We believe that the importance and cost of creating new federal judgeships requires
the best possible case-related workload data to support the assessment of the need
for more judgeships. The methodology approved for the revision of the bankruptcy
case weights offers an approach that could be usefully adopted for the revision of the
district court case weights. The bankruptcy court methodology would use a two-
phased approach. First, new case weights would be developed based on the time
data recorded by bankruptcy judges for a period of weeks—a methodology very
similar to that used to develop the current bankruptcy case weights. The accuracy of
the new case weights could be assessed using standard errors. The second part
represents experimental research to determine if it is possible to make future
revisions to the weights without conducting a time study. The data from the time
study can be used to validate the feasibility of this approach. If the research
determines this is possible, the case weights could be updated more frequently with
less cost than required by a time study. We believe this methodology would provide
(1) more accurate weighted case filings than the design proposed for revising the
district court case weights and (2) a sounder method of developing and testing the
accuracy of case weights that were developed without a time study.

Objectives, Scope, and Methodology

As agreed with your office, our objectives were to (1) determine whether the
methods the Judicial Conference uses to quantitatively measure the case-related
workload of district court and court of appeals judges results in a reasonably
accurate measure of judges’ case-related workload, (2) assess the reasonableness of
any proposed methodologies to update the workload measures, and (3) obtain
information from the AOUSC on the steps the Judiciary takes to ensure that the case
filing data required for these workload measures are accurate. To do this, we
obtained and reviewed documentation on the methodology used to develop the
existing workload measures and proposals to revise those measures from AOUSC
and FJC and interviewed officials at both agencies. We based our assessments on our
experience with and knowledge of sound research design and generally accepted
statistical analysis methods. We also obtained information on the methods the
judiciary uses to ensure the accuracy of the case filings data on which the workload
measured rely. Although the Judicial Conference considers a number of factors in
assessing judgeship needs for the district courts and courts of appeals, our work
focused only on the relative accuracy of the weighted case filings and adjusted case
filings measures. We did our work in Washington, D.C., in April and May 2003.

                                          ----




Page 15                 GAO-03-788R Accuracy of Judges Case-Related Workload Measures
We will send copies of this report to interested congressional committees, the
Director, Administrative Office of the U.S. Courts; Director, Federal Judicial Center;
and the Chair, Committee on Judicial Resources, Judicial Conference of the United
States. We will make copies available to others on request.
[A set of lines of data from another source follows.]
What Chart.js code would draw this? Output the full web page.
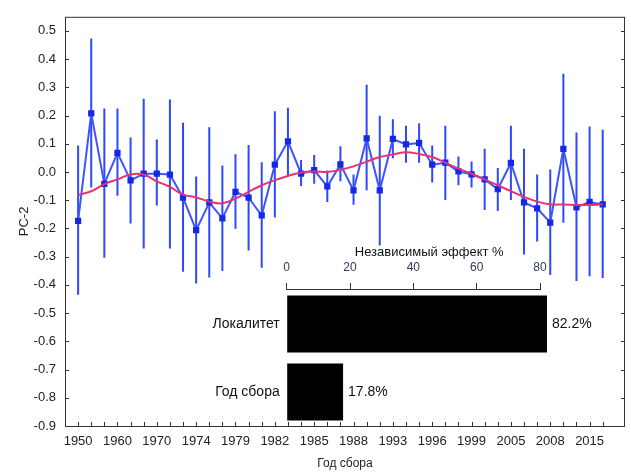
<!DOCTYPE html>
<html>
<head>
<meta charset="utf-8">
<script src="https://cdn.jsdelivr.net/npm/chart.js@4"></script>
<style>
body { margin: 0; background: #fff; }
#wrap { position: relative; width: 631px; height: 472px; }
#main { position: absolute; left: 0; top: 0; width: 631px; height: 472px; }
#inset { position: absolute; left: 180px; top: 230px; width: 420px; height: 200px; }
</style>
</head>
<body>
<div id="wrap">
  <div id="main"><canvas id="mainChart"></canvas></div>
  <div id="inset"><canvas id="insetChart"></canvas></div>
</div>
<script>
const years = [1950, 1953, 1957, 1960, 1963, 1967, 1970, 1971, 1973, 1974, 1976, 1977, 1979, 1980,
	1981, 1982, 1983, 1984, 1985, 1986, 1987, 1988, 1990, 1991, 1993, 1994, 1995, 1996, 1997, 1998,
	1999, 2001, 2003, 2005, 2006, 2007, 2008, 2010, 2012, 2015, 2017];
const mean = [-0.173, 0.208, -0.042, 0.068, -0.030, -0.006, -0.006, -0.009, -0.091, -0.206, -0.108,
	-0.164, -0.070, -0.091, -0.154, 0.026, 0.109, -0.006, 0.007, -0.051, 0.027, -0.065, 0.119, -0.065,
	0.117, 0.098, 0.103, 0.026, 0.033, 0.002, -0.008, -0.026, -0.061, 0.032, -0.108, -0.129, -0.179,
	0.082, -0.125, -0.106, -0.115];
const upper = [0.094, 0.473, 0.225, 0.225, 0.122, 0.260, 0.115, 0.257, 0.175, -0.016, 0.159, 0.023,
	0.063, 0.096, 0.035, 0.215, 0.228, 0.043, 0.060, 0.005, 0.091, -0.009, 0.309, 0.199, 0.187, 0.164,
	0.173, 0.094, 0.164, 0.055, 0.037, 0.082, 0.014, 0.164, 0.082, -0.009, 0.009, 0.348, 0.140, 0.161, 0.150];
const lower = [-0.435, -0.055, -0.304, -0.084, -0.182, -0.271, -0.119, -0.271, -0.353, -0.395, -0.374,
	-0.351, -0.201, -0.278, -0.339, -0.161, -0.014, -0.050, -0.042, -0.106, -0.033, -0.116, -0.065, -0.260,
	0.049, 0.033, 0.033, -0.037, -0.099, -0.047, -0.055, -0.135, -0.138, -0.099, -0.292, -0.246, -0.365,
	-0.180, -0.386, -0.369, -0.376];
const smooth = [-0.082, -0.068, -0.043, -0.026, -0.009, -0.009, -0.033, -0.053, -0.080, -0.090, -0.105,
	-0.111, -0.094, -0.070, -0.047, -0.029, -0.014, -0.002, 0.002, 0.000, 0.008, 0.020, 0.037, 0.053,
	0.062, 0.070, 0.064, 0.053, 0.033, 0.012, -0.006, -0.026, -0.047, -0.068, -0.088, -0.105, -0.115,
	-0.115, -0.117, -0.117, -0.115];
const yTicks = [-0.9, -0.8, -0.7, -0.6, -0.5, -0.4, -0.3, -0.2, -0.1, 0.0, 0.1, 0.2, 0.3, 0.4, 0.5];

const factors = ['Локалитет', 'Год сбора'];
const effect = [82.2, 17.8];
const effectTicks = [0, 20, 40, 60, 80];

Chart.defaults.font.family = '"Liberation Sans", Arial, sans-serif';
Chart.defaults.color = '#222';

// frame, inward ticks and error bars
const frame = {
	id: 'frame',
	beforeDatasetsDraw(chart) {
		const {ctx, chartArea: a, scales: {x, y}} = chart;
		ctx.save();
		ctx.strokeStyle = '#333';
		ctx.lineWidth = 1;
		ctx.strokeRect(a.left + 0.5, a.top + 0.5, a.right - a.left - 1, a.bottom - a.top);
		ctx.beginPath();
		for (let i = 0; i < years.length; i++) {
			const px = Math.round(x.getPixelForValue(i)) + 0.5;
			ctx.moveTo(px, a.bottom);
			ctx.lineTo(px, a.bottom - 4);
		}
		y.ticks.forEach(t => {
			const py = Math.round(y.getPixelForValue(t.value)) + 0.5;
			ctx.moveTo(a.left, py);
			ctx.lineTo(a.left + 4, py);
			ctx.moveTo(a.right, py);
			ctx.lineTo(a.right - 4, py);
		});
		ctx.stroke();

		ctx.strokeStyle = '#2f48ff';
		ctx.lineWidth = 2;
		ctx.beginPath();
		for (let i = 0; i < years.length; i++) {
			const px = x.getPixelForValue(i);
			ctx.moveTo(px, y.getPixelForValue(upper[i]));
			ctx.lineTo(px, y.getPixelForValue(lower[i]));
		}
		ctx.stroke();
		ctx.restore();
	}
};

new Chart(document.getElementById('mainChart'), {
	type: 'line',
	data: {
		datasets: [{
			data: smooth.map((v, i) => ({x: i, y: v})),
			borderColor: '#e8336f',
			borderWidth: 2,
			pointRadius: 0,
			tension: 0.4
		}, {
			data: mean.map((v, i) => ({x: i, y: v})),
			borderColor: '#3d55ff',
			borderWidth: 2,
			pointStyle: 'rect',
			pointRadius: 3,
			pointBackgroundColor: '#1428e6',
			pointBorderColor: '#1428e6',
			tension: 0
		}]
	},
	options: {
		responsive: true,
		maintainAspectRatio: false,
		animation: false,
		layout: {padding: {top: 13, right: 1, left: 0, bottom: 0}},
		plugins: {legend: {display: false}, tooltip: {enabled: false}},
		scales: {
			x: {
				type: 'linear',
				min: -1,
				max: 41.7,
				afterBuildTicks: s => { s.ticks = years.map((y, i) => ({value: i})).filter(t => t.value % 3 === 0); },
				afterFit: s => { s.height = 46; },
				grid: {display: false, drawTicks: false},
				border: {display: false},
				ticks: {
					autoSkip: false,
					maxRotation: 0,
					padding: 8,
					font: {size: 13},
					color: '#222',
					callback: v => years[v]
				},
				title: {display: true, text: 'Год сбора', font: {size: 12}, color: '#222', padding: {top: 4, bottom: 1}}
			},
			y: {
				min: -0.9,
				max: 0.55,
				afterBuildTicks: s => { s.ticks = yTicks.map(v => ({value: v})); },
				afterFit: s => { s.width = 65; },
				grid: {display: false, drawTicks: false},
				border: {display: false},
				ticks: {
					padding: 9,
					font: {size: 13},
					color: '#222',
					callback: v => v.toFixed(1)
				},
				title: {display: true, text: 'PC-2', font: {size: 13}, color: '#222', padding: {top: 17}}
			}
		}
	},
	plugins: [frame]
});

// inset: axis line up to 80 and value labels
const insetDeco = {
	id: 'insetDeco',
	afterDatasetsDraw(chart) {
		const {ctx, chartArea: a, scales: {x}} = chart;
		ctx.save();
		ctx.strokeStyle = '#333';
		ctx.lineWidth = 1;
		ctx.beginPath();
		const y0 = Math.round(a.top) - 0.5;
		ctx.moveTo(x.getPixelForValue(0), y0);
		ctx.lineTo(x.getPixelForValue(80) + 0.5, y0);
		ctx.stroke();
		ctx.fillStyle = '#111';
		ctx.font = '14px "Liberation Sans", Arial, sans-serif';
		ctx.textBaseline = 'middle';
		chart.getDatasetMeta(0).data.forEach((bar, i) => {
			ctx.fillText(effect[i].toFixed(1) + '%', bar.x + 5, bar.y);
		});
		ctx.restore();
	}
};

new Chart(document.getElementById('insetChart'), {
	type: 'bar',
	data: {
		labels: factors,
		datasets: [{
			data: effect,
			backgroundColor: '#000',
			barPercentage: 0.84,
			categoryPercentage: 1
		}]
	},
	options: {
		indexAxis: 'y',
		responsive: true,
		maintainAspectRatio: false,
		animation: false,
		layout: {padding: {top: 0, right: 28.3, left: 0, bottom: 4}},
		plugins: {legend: {display: false}, tooltip: {enabled: false}},
		scales: {
			x: {
				position: 'top',
				min: 0,
				max: 90,
				afterBuildTicks: s => { s.ticks = effectTicks.map(v => ({value: v})); },
				afterFit: s => { s.height = 60; },
				grid: {drawOnChartArea: false, drawTicks: true, tickLength: 7, color: '#333'},
				border: {display: false},
				ticks: {padding: 8, font: {size: 12}, color: '#2b3a55'},
				title: {display: true, text: 'Независимый эффект %', font: {size: 13}, color: '#111', padding: {top: 15}}
			},
			y: {
				afterFit: s => {
					s.width = 106.7;
					s.paddingTop = 0;
					s.paddingBottom = 0;
				},
				grid: {display: false, drawTicks: false},
				border: {display: false},
				ticks: {padding: 7, font: {size: 14}, color: '#111'}
			}
		}
	},
	plugins: [insetDeco]
});
</script>
</body>
</html>
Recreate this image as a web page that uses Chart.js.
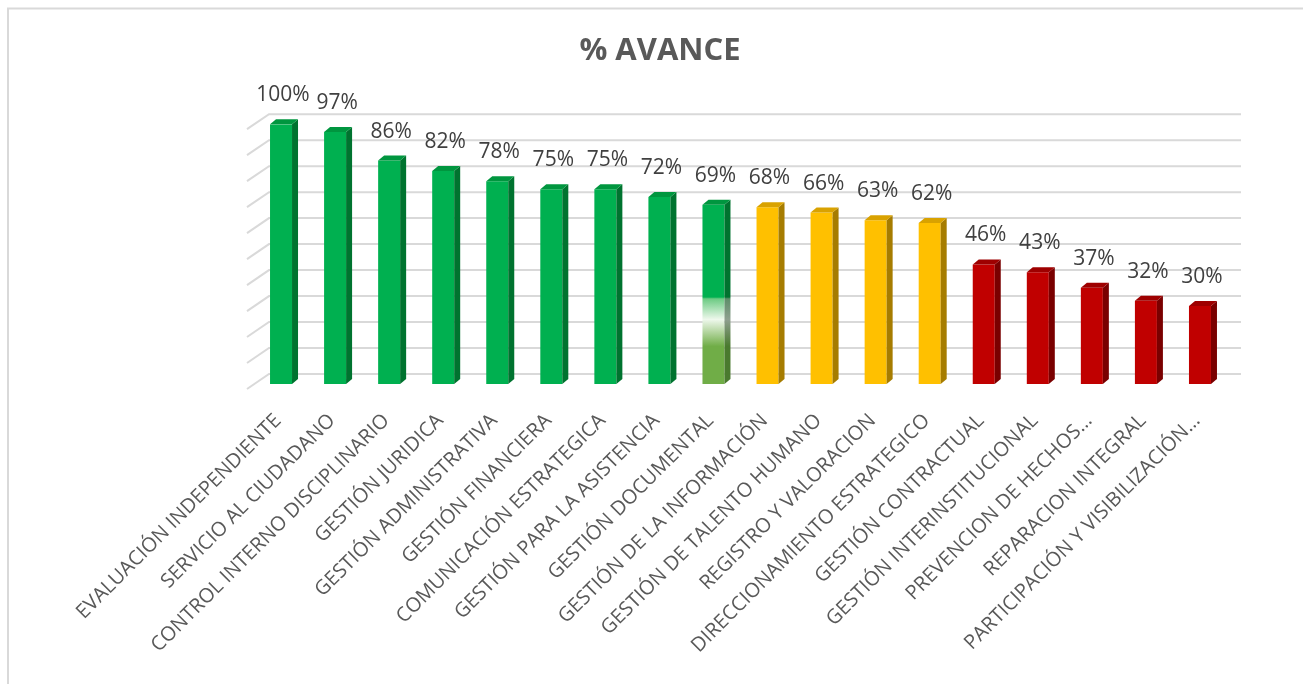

In addition, this report
will be available at no charge on GAO’s Web site at http://www.gao.gov.

If you have any questions about this report, please contact me at (202) 512-8777. The
key contributors to this report were David Alexander, Kriti Bhandari, Rochelle Burns,
and Chris Moriarity.

Sincerely yours,




William O. Jenkins, Jr.
Director, Homeland Security and Justice Issues

Enclosures - 4




Page 16                 GAO-03-788R Accuracy of Judges Case-Related Workload Measures
Enclosure I

                Quality Assurance Steps the Judiciary Takes to
          Ensure the Accuracy of Case Filing Data for Weighted Filings

Whether the district court case weights are a reasonably accurate measure of district
judge case-related workload is dependent upon two variables: (1) the accuracy of the
case weights themselves and (2) the accuracy of classifying cases filed in district
courts by the case type used for the case weights. If case filings are inaccurately
identified by case type, then the weights are inaccurately calculated. Because there
are fewer categories used in the courts of appeals workload measure, there is greater
margin for error. The database for the courts of appeals should accurately identify
(1) pro se cases (2) reinstated cases, and (3) all cases not in the first two categories.

All current records related to civil and criminal filings that are reported to the
Administrative Office of the U.S. Courts (AOUSC) and used for the district court case
weights are generated by the automated case management systems in the district
courts. Filings records are generated monthly and transmitted to AOUSC for
inclusion in its national database. On a quarterly basis, AOUSC summarizes and
compiles the records into published tables, and for given periods these tables serve
as the basis for the weighted caseload determinations.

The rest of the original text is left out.